Celebrating Windrush Day in Somerset
Each year, the nation celebrates Windrush Day on 22 June, marking the arrival of Afro-Caribbean people to the shores of Britain 74 years ago on the SS Empire Windrush ship.
An estimated half a million people made their way to England after the Second World War, invited to the UK to fill labour shortages, and support the post war efforts to restore Britain.
This Windrush Day, we not only celebrate the enormous contribution of this generation, but we also recognise and give thanks to many of our colleagues who are descendants of this generation, and the contribution they make to our trust and the wider NHS today.
One of those colleagues is healthcare assistant, Paul Ennis, based in the Day Surgery Centre at Musgrove Park Hospital. Here, he shares his story:
“My granduncle came to England just after the war, when England was about to start to rebuild. They all came because England was the mother country at the time.
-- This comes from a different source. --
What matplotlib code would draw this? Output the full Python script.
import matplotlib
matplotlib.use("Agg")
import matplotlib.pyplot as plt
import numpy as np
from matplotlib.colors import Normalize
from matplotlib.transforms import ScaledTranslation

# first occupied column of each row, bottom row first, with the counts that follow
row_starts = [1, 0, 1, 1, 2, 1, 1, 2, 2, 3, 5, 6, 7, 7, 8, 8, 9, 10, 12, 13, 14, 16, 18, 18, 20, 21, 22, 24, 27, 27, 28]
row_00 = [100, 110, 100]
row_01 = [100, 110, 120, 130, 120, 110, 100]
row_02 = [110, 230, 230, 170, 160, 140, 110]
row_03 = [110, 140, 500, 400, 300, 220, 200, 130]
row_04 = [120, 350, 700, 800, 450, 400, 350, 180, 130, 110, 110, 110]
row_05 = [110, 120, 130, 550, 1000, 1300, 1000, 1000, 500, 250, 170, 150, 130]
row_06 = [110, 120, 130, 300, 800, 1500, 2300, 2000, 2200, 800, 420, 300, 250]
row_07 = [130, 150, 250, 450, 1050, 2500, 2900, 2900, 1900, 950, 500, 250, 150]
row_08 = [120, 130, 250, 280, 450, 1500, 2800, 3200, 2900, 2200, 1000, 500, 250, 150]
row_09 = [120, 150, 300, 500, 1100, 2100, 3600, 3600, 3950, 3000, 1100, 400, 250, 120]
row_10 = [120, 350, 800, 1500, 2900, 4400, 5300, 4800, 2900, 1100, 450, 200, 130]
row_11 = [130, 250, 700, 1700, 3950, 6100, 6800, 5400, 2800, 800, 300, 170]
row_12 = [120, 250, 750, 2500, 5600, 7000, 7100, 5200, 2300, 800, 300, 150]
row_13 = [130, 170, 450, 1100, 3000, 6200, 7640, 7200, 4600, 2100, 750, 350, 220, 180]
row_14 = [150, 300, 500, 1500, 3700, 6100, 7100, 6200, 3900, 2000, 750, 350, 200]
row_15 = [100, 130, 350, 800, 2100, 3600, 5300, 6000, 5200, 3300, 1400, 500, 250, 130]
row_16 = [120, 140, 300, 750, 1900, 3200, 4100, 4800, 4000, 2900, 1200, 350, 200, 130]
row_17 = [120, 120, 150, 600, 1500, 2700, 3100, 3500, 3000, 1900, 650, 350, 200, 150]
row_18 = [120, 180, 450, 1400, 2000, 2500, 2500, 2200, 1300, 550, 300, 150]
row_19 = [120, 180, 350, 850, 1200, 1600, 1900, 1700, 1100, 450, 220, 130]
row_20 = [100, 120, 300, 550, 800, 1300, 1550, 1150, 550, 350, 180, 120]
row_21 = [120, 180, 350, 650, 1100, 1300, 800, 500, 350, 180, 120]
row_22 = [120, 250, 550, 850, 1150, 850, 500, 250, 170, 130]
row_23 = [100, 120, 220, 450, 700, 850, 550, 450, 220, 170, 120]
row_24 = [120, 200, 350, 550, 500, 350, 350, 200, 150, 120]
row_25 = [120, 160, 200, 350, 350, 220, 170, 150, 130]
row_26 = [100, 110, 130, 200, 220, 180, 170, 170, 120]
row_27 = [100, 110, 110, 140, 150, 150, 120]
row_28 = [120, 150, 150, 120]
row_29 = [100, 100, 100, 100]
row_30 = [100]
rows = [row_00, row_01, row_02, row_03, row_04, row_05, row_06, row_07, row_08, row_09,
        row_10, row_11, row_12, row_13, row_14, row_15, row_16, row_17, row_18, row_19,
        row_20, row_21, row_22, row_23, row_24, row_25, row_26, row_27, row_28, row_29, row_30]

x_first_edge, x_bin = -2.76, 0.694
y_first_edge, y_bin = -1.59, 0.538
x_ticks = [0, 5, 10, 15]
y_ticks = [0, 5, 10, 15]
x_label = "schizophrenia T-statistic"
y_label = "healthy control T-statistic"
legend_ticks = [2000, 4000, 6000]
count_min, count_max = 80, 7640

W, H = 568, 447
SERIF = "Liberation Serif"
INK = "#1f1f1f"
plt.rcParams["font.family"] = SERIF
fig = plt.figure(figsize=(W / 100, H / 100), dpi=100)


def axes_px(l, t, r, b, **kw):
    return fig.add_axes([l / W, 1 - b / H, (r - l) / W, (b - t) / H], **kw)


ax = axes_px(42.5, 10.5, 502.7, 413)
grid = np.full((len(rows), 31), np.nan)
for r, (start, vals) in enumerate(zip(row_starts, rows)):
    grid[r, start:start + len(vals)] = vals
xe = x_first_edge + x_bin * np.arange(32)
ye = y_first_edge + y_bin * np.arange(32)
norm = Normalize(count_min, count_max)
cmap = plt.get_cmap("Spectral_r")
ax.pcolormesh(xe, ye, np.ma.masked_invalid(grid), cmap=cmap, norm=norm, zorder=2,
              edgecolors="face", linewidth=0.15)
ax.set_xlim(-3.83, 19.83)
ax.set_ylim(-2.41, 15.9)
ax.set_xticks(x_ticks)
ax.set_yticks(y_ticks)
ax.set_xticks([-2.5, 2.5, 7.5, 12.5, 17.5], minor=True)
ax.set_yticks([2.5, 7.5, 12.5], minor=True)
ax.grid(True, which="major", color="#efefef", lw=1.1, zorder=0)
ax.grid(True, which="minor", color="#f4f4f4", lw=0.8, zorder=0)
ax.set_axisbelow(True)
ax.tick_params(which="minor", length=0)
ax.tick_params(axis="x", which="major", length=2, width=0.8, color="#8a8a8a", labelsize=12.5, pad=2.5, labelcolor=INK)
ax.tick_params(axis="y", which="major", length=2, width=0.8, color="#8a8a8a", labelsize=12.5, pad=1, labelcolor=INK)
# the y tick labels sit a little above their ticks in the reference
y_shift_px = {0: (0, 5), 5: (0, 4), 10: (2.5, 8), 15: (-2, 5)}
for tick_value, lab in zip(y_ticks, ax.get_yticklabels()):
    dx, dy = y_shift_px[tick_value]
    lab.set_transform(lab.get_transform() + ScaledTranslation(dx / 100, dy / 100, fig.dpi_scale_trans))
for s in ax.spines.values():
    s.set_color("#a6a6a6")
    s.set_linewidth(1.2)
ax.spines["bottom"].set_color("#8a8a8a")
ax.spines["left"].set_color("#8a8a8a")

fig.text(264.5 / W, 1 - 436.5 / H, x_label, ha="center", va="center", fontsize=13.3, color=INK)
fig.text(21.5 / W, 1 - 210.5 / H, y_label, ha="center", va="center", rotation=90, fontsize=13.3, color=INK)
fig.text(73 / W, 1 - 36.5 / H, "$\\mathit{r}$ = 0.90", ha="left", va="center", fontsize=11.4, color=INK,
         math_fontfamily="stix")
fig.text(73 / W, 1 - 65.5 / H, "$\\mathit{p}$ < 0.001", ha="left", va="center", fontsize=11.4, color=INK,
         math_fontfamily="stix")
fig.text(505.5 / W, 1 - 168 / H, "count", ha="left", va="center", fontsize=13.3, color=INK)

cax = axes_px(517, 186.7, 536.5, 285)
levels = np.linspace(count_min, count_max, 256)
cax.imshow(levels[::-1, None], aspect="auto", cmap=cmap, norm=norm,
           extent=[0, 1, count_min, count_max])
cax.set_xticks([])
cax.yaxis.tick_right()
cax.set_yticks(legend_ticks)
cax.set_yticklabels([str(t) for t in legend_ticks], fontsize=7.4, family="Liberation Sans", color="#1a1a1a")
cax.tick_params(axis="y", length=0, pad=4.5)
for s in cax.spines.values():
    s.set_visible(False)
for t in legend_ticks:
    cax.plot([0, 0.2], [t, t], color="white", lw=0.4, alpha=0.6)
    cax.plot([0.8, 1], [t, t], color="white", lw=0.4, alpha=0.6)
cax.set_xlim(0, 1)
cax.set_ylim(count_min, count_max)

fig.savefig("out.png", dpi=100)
“When he arrived it was not like the world he was used to - this is a person who grew up in the country area of Jamaica. But the treatment wasn't good. He couldn't get a place to rent because black people weren't accepted in some places. There were signs in the windows saying 'no blacks allowed'. His brother - who is also my granduncle - was facing the same issue.
“So, they had to seek out an area where they could get a place to rent - south west London.
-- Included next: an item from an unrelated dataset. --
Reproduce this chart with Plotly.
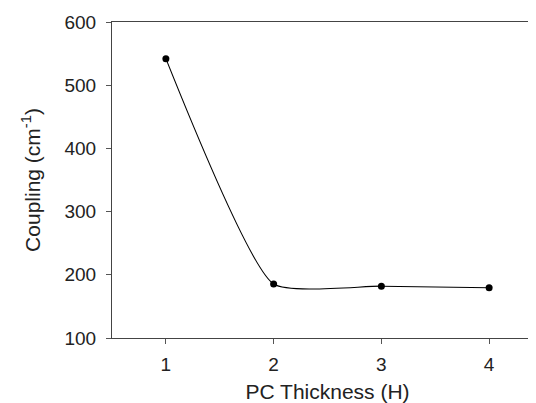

“When he finally got a place it was very basic. He could cope with that, but most of the issues came from the London transport and where he worked. On the bus he had to go at the back to sit down. Treatment at his work wasn't much better – the verbal abuse was so bad he started to think why he had even come to a place like this. He often had to listen to comments such as 'get back on the banana boat and go home'.
“He stuck it out for a number of years until he moved to America, where he remained until his death a few years ago.
“Windrush Day always reminds me of my dear granduncle and his story. Even if the generation has changed, there is still racism in current society. I believe that anti-racism and inclusion must be everyone’s business. When we work towards the same goal of equality and diversity, I am sure that we can make a better place for everyone.”